Wednesday will mark the one year anniversary of the devastating earthquake that struck Haiti. It killed more than 230,000 people and displaced over a million more. Many problems still persist and little progress has been made in Port-au-Prince over the past year.
They say it is just the way things work in Haiti; progress is measured in inches, at a snail's pace, but for those who are living in squalor one year later, that is not a good enough answer. In Port-au-Prince the scene is catastrophic: the presidential palace is still in ruins and the national cathedral is barely recognizable. The number of families out of homes and on the streets continues to grow.
"We just live like animals over there," said Carlos Gin Charles, who lives in a tent city. "We have many problems; the problems we have no food, no water, diseases, rape, people stealing stuff."
Gin Charles lives in a survivor camp named Cité Soleil. More than 2,000 families have been on the narrow stretch of land since the 7.0 earthquake rocked Haiti last January. He says desperation is growing.
"We are going to fight against [the government]," he said. "I don't care if we die. We're going to take guns. Even if I die, me and my brother are going to fight. So much corruption in this country."
In some neighborhoods in Port-au-Prince, it looks like the earthquake just happened. It is estimated that only 2 percent of the rubble has actually been cleared from the capital city.
"There's no guide book on how to deal with this," said Miyamoto Structural Engineer Cory Kilcullen. "We are in a country that has no infrastructure. We're in a country that wasn't functioning very efficiently before the earthquake."
Structural engineers like Kilcullen are moving through the streets of Port-au-Prince, checking almost 400,000 buildings to date.
"We're ideally putting down the framework for what we could have as a building department," Kilcullen explained. "Some sort of checks and balances and a way to enforce future building codes."
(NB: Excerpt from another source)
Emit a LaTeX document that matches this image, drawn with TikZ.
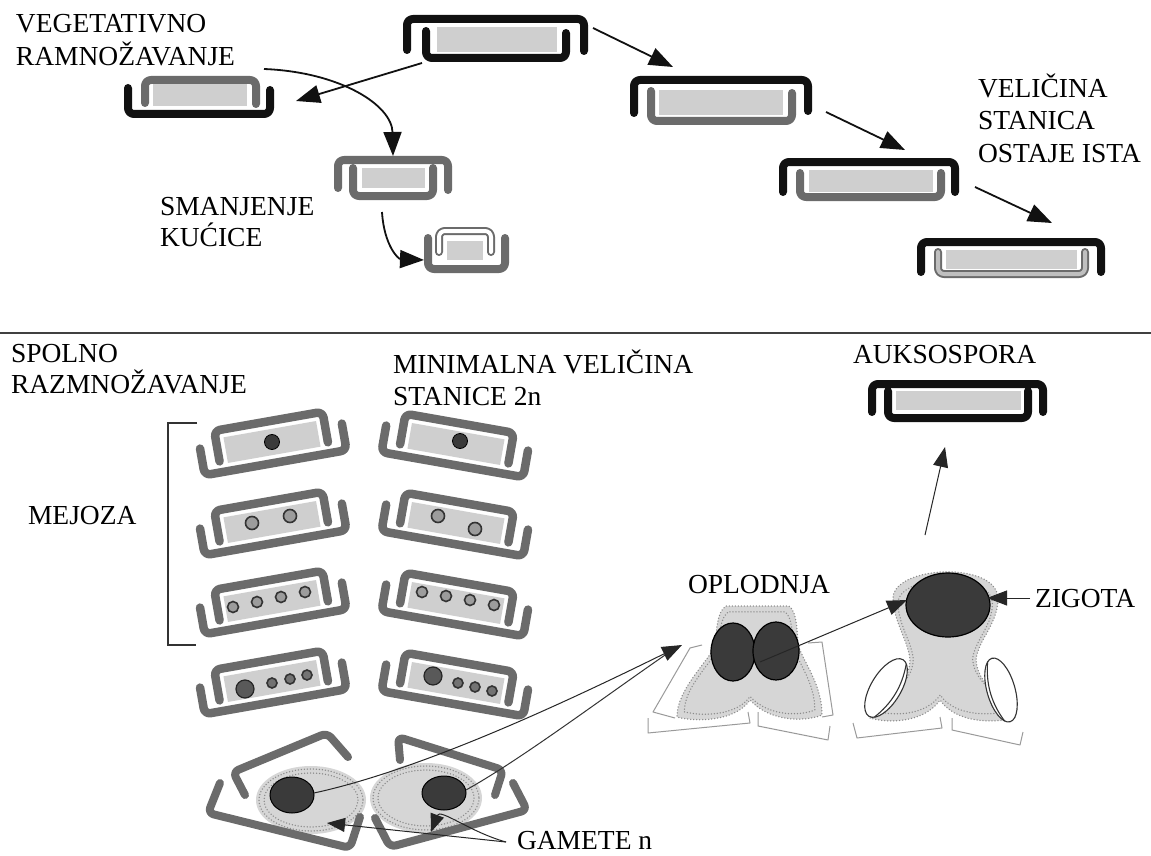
\documentclass[tikz,border=0pt]{standalone}
\usepackage{fontspec}
\setmainfont{Liberation Serif}
\usetikzlibrary{arrows.meta}
\definecolor{vblack}{HTML}{111111}
\definecolor{vgray}{HTML}{6B6B6B}
\definecolor{proto}{HTML}{CFCFCF}
\definecolor{stip}{HTML}{D6D6D6}
\definecolor{dotc}{HTML}{8A8A8A}
\definecolor{nucd}{HTML}{3A3A3A}
\definecolor{nucm}{HTML}{9C9C9C}
\definecolor{thinc}{HTML}{9A9A9A}
\tikzset{
  valve/.style={line width=8pt, line cap=round, line join=round, rounded corners=6pt},
  bv/.style={valve, draw=vblack},
  gv/.style={valve, draw=vgray},
  hv/.style={line cap=round, line join=round, rounded corners=6pt, draw=vgray, line width=2pt, double=#1, double distance=4pt},
  pp/.style={fill=proto},
  lab/.style={anchor=base west, inner sep=0pt, outer sep=0pt, font=\fontsize{27.5}{32}\selectfont},
  arrT/.style={draw=vblack, line width=1.8pt, -{Triangle[length=24pt,width=18pt]}},
  arrB/.style={draw=black!85, line width=1pt, -{Triangle[length=20pt,width=15pt]}},
  dots/.style={draw=dotc, line width=1.5pt, dash pattern=on 0pt off 3pt, line cap=round},
  thinl/.style={draw=thinc, line width=1pt, line join=round},
  nuc1/.style={fill=nucd, draw=black, line width=0.8pt},
  nuc2/.style={fill=nucm, draw=black!80, line width=1.6pt},
  nucbig/.style={fill=black!65, draw=black!85, line width=1.2pt},
  lens/.style={fill=white, draw=black!80, line width=1.1pt},
  mcell/.pic={
    \fill[pp] (-47,-13) rectangle (47,13);
    \draw[gv, line width=8.5pt] (-72,-6) -- (-72,21) -- (72,21) -- (72,-6);
    \draw[gv, line width=8.5pt] (-55,10) -- (-55,-21) -- (55,-21) -- (55,10);
  }
}
\begin{document}
\begin{tikzpicture}[x=1pt,y=-1pt]
\fill[white] (0,0) rectangle (1151,856);
\useasboundingbox (0,0) rectangle (1151,856);

% ---------- top: vegetative ----------
\node[lab] (t1) at (16,33) {VEGETATIVNO};
\node[lab] (t2) at (16,66) {RAMNOŽAVANJE};
\node[lab] (t3) at (160,215) {SMANJENJE};
\node[lab] (t4) at (160,246) {KUĆICE};
\node[lab] (t5) at (978,98) {VELIČINA};
\node[lab] (t6) at (978,130) {STANICA};
\node[lab] (t7) at (978,162) {OSTAJE ISTA};

% cell 1
\fill[pp] (437,27) rectangle (557,52);
\draw[bv] (407,50) -- (407,19) -- (584,19) -- (584,51);
\draw[bv] (426,31) -- (426,58) -- (566,58) -- (566,33);
% cell 2
\fill[pp] (659,90) rectangle (783,115);
\draw[bv] (634,113) -- (634,80) -- (808,80) -- (808,111);
\draw[gv] (651,91) -- (651,121) -- (792,121) -- (792,93);
% cell 3
\fill[pp] (809,170) rectangle (933,192);
\draw[bv] (783,192) -- (783,162) -- (955,162) -- (955,192);
\draw[gv] (800,173) -- (800,197) -- (941,197) -- (941,173);
% cell 4
\fill[pp] (946,250) rectangle (1077,269);
\draw[bv] (921,272) -- (921,242) -- (1101,242) -- (1101,272);
\draw[hv=black!25] (938,252) -- (938,274) -- (1085,274) -- (1085,252);
% cell L1
\fill[pp] (153,84) rectangle (247,106);
\draw[gv] (145,103) -- (145,80) -- (256,80) -- (256,104);
\draw[bv] (128,88) -- (128,114) -- (270,114) -- (270,90);
% cell L2
\fill[pp] (362,168) rectangle (425,188);
\draw[gv] (338,188) -- (338,160) -- (448,160) -- (448,190);
\draw[gv] (353,168) -- (353,196) -- (433,196) -- (433,168);
% cell L3
\fill[pp] (447,241) rectangle (483,260);
\draw[hv=white] (439,252) -- (439,231) -- (491,231) -- (491,252);
\draw[gv] (428,238) -- (428,269) -- (505,269) -- (505,238);

% top arrows
\coordinate (a1s) at (422,63);  \coordinate (a1e) at (296,101);
\coordinate (a2s) at (264,69);  \coordinate (a2e) at (393,156);
\coordinate (a3s) at (382,212); \coordinate (a3e) at (424,260);
\coordinate (a4s) at (593,28);  \coordinate (a4e) at (673,67);
\coordinate (a5s) at (826,112); \coordinate (a5e) at (905,150);
\coordinate (a6s) at (975,187); \coordinate (a6e) at (1052,223);
\draw[arrT] (a1s) -- (a1e);
\draw[arrT] (a2s) .. controls (340,72) and (392,105) .. (a2e);
\draw[arrT] (a3s) .. controls (384,245) and (398,259) .. (a3e);
\draw[arrT] (a4s) -- (a4e);
\draw[arrT] (a5s) -- (a5e);
\draw[arrT] (a6s) -- (a6e);

% divider
\draw[line width=2pt, draw=black!75] (0,333) -- (1151,333);

% ---------- bottom: sexual ----------
\node[lab] (s1) at (11,362) {SPOLNO};
\node[lab] (s2) at (11,393) {RAZMNOŽAVANJE};
\node[lab] (s3) at (393,373) {MINIMALNA VELIČINA};
\node[lab] (s4) at (393,405) {STANICE 2n};
\node[lab] (s5) at (28,524) {MEJOZA};
\node[lab] (s6) at (853,363) {AUKSOSPORA};
\node[lab] (s7) at (688,593) {OPLODNJA};
\node[lab] (s8) at (1035,607) {ZIGOTA};
\node[lab] (s9) at (517,849) {GAMETE n};

% bracket
\draw[line width=1.5pt, draw=black!80] (197,423) -- (168,423) -- (168,645) -- (196,645);

% meiosis cells
\pic[rotate=10] at (272,442) {mcell};
\pic[rotate=10] at (272,522) {mcell};
\pic[rotate=10] at (272,601) {mcell};
\pic[rotate=10] at (272,681) {mcell};
\pic[rotate=-10] at (456,444) {mcell};
\pic[rotate=-10] at (456,523) {mcell};
\pic[rotate=-10] at (456,603) {mcell};
\pic[rotate=-10] at (456,683) {mcell};
% nuclei
\draw[nuc1] (272,442) circle [radius=7.5];
\draw[nuc1] (460,441) circle [radius=7.5];
\draw[nuc2] (252,523) circle [radius=6.5];
\draw[nuc2] (290,516) circle [radius=6.5];
\draw[nuc2] (438,516) circle [radius=6.5];
\draw[nuc2] (475,529) circle [radius=6.5];
\foreach \p in {(233,607),(257,602),(281,597),(305,592),(422,592),(446,596),(470,600),(494,605)}
  \draw[nuc2] \p circle [radius=5.5];
\draw[nucbig] (245,689) circle [radius=9];
\draw[nucbig] (433,676) circle [radius=9];
\foreach \p in {(272,683),(290,679),(307,675),(458,683),(475,687),(492,691)}
  \draw[nuc2, fill=black!55] \p circle [radius=5];

% gametes
\fill[stip] (311,800) ellipse [x radius=55, y radius=34];
\draw[dots] (311,800) ellipse [x radius=52, y radius=31];
\draw[dots] (311,800) ellipse [x radius=47, y radius=27];
\fill[stip] (426,798) ellipse [x radius=56, y radius=35];
\draw[dots] (426,798) ellipse [x radius=53, y radius=32];
\draw[dots] (426,798) ellipse [x radius=48, y radius=28];
\draw[gv] (245,795) -- (233,772) -- (327,733) -- (348,757);
\draw[gv] (220,783) -- (208,813) -- (350,848) -- (360,817);
\draw[gv] (400,760) -- (398,737) -- (503,770) -- (495,795);
\draw[gv] (513,783) -- (527,810) -- (390,847) -- (375,818);
\draw[fill=nucd, draw=black, line width=1pt] (292,795) ellipse [x radius=22, y radius=18];
\draw[fill=nucd, draw=black, line width=1pt] (444,793) ellipse [x radius=22, y radius=17];

% fertilization figure
\draw[thinl] (702,645) -- (690,648) -- (653,712) -- (675,718);
\draw[thinl] (808,643) -- (822,642) -- (833,715) -- (822,717);
\draw[thinl] (648,718) -- (648,733) -- (750,723) -- (748,712);
\draw[thinl] (758,712) -- (758,726) -- (828,740) -- (830,726);
\path[fill=stip] (716,645) .. controls (716,630) and (717,612) .. (726,606) -- (789,606) .. controls (797,612) and (797,630) .. (798,645) .. controls (805,665) and (822,685) .. (822,715) .. controls (805,722) and (770,722) .. (750,700) .. controls (735,722) and (695,722) .. (677,717) .. controls (677,690) and (705,665) .. cycle;
\draw[dots] (716,645) .. controls (716,630) and (717,612) .. (726,606) -- (789,606) .. controls (797,612) and (797,630) .. (798,645) .. controls (805,665) and (822,685) .. (822,715) .. controls (805,722) and (770,722) .. (750,700) .. controls (735,722) and (695,722) .. (677,717) .. controls (677,690) and (705,665) .. cycle;
\draw[dots, scale around={0.9:(750,665)}] (716,645) .. controls (716,630) and (717,612) .. (726,606) -- (789,606) .. controls (797,612) and (797,630) .. (798,645) .. controls (805,665) and (822,685) .. (822,715) .. controls (805,722) and (770,722) .. (750,700) .. controls (735,722) and (695,722) .. (677,717) .. controls (677,690) and (705,665) .. cycle;
\draw[fill=nucd, draw=black, line width=1.2pt] (733,652) ellipse [x radius=22, y radius=29];
\draw[fill=nucd, draw=black, line width=1.2pt] (776,651) ellipse [x radius=23, y radius=29];

% zygote figure
\draw[thinl] (853,723) -- (857,738) -- (942,728) -- (940,717);
\draw[thinl] (952,718) -- (952,730) -- (1020,745) -- (1023,732);
\path[fill=stip] (893,600) .. controls (890,565) and (1000,560) .. (998,600) .. controls (997,625) and (978,640) .. (976,660) .. controls (978,690) and (1012,700) .. (1015,718) .. controls (990,724) and (955,722) .. (940,700) .. controls (925,722) and (890,724) .. (870,718) .. controls (875,700) and (910,690) .. (910,660) .. controls (908,640) and (895,625) .. cycle;
\draw[dots] (893,600) .. controls (890,565) and (1000,560) .. (998,600) .. controls (997,625) and (978,640) .. (976,660) .. controls (978,690) and (1012,700) .. (1015,718) .. controls (990,724) and (955,722) .. (940,700) .. controls (925,722) and (890,724) .. (870,718) .. controls (875,700) and (910,690) .. (910,660) .. controls (908,640) and (895,625) .. cycle;
\draw[dots, scale around={0.9:(942,650)}] (893,600) .. controls (890,565) and (1000,560) .. (998,600) .. controls (997,625) and (978,640) .. (976,660) .. controls (978,690) and (1012,700) .. (1015,718) .. controls (990,724) and (955,722) .. (940,700) .. controls (925,722) and (890,724) .. (870,718) .. controls (875,700) and (910,690) .. (910,660) .. controls (908,640) and (895,625) .. cycle;
\draw[fill=nucd, draw=black, line width=1.2pt] (948,605) ellipse [x radius=42, y radius=32];
\begin{scope}[shift={(886,688)}, rotate=-31]
  \draw[lens] (0,0) ellipse [x radius=15, y radius=33];
  \draw[lens, fill=none] (5,-31) .. controls (13,-10) and (13,10) .. (5,31);
\end{scope}
\begin{scope}[shift={(1001,690)}, rotate=16]
  \draw[lens] (0,0) ellipse [x radius=14, y radius=33];
  \draw[lens, fill=none] (-5,-31) .. controls (-13,-10) and (-13,10) .. (-5,31);
\end{scope}

% auxospore cell
\fill[pp] (896,391) rectangle (1021,410);
\draw[bv] (872,412) -- (872,384) -- (1043,384) -- (1043,412);
\draw[bv] (888,391) -- (888,418) -- (1028,418) -- (1028,391);

% bottom arrows
\coordinate (gA) at (314,793);
\coordinate (gB) at (466,790);
\coordinate (gBe) at (668,653);
\coordinate (opl) at (682,645);
\draw[draw=black!80, line width=1pt] (gB) .. controls (520,760) and (600,700) .. (gBe);
\draw[arrB] (gA) .. controls (420,770) and (560,705) .. (opl);
\coordinate (b2s) at (760,662); \coordinate (b2e) at (907,600);
\draw[arrB] (b2s) -- (b2e);
\coordinate (b3s) at (1030,598); \coordinate (b3e) at (987,598);
\draw[arrB] (b3s) -- (b3e);
\coordinate (b1s) at (925,535); \coordinate (b1e) at (945,447);
\draw[arrB] (b1s) -- (b1e);
\coordinate (gt) at (506,842);
\coordinate (gl) at (327,823);
\coordinate (gr) at (431,832);
\draw[arrB, -{Triangle[length=18pt,width=14pt]}] (gt) -- (gl);
\draw[arrB, -{Triangle[length=18pt,width=14pt]}] (gt) .. controls (470,832) and (440,808) .. (gr);
\end{tikzpicture}
\end{document}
That is welcomed news for Felix Paul Michuel; he too lost his home and is now forced to live in a tent. Ironically, when the quake hit Paul Michuel was celebrating, now he shares a birthday with the anniversary of the earthquake.
"The people cannot live in the tents," he said. "It's very, very bad. I cannot say the situation is better."
Money continues to pour in to the country, $712 million from the U.S. alone, but it is taking time to get to the people. Some say that is a good thing.
"The system in Haiti does not work very well," said Haiti Fund Executive Director John Winnings. "So, my sense of it is, that there will be less waste and less loss of the value of the money if it goes in a slower and measured process."
So much is said about Port-au-Prince, most people do not know the epicenter of the quake was 17 miles west of the capital in a town called Leogane. It is about the size of Charlottesville.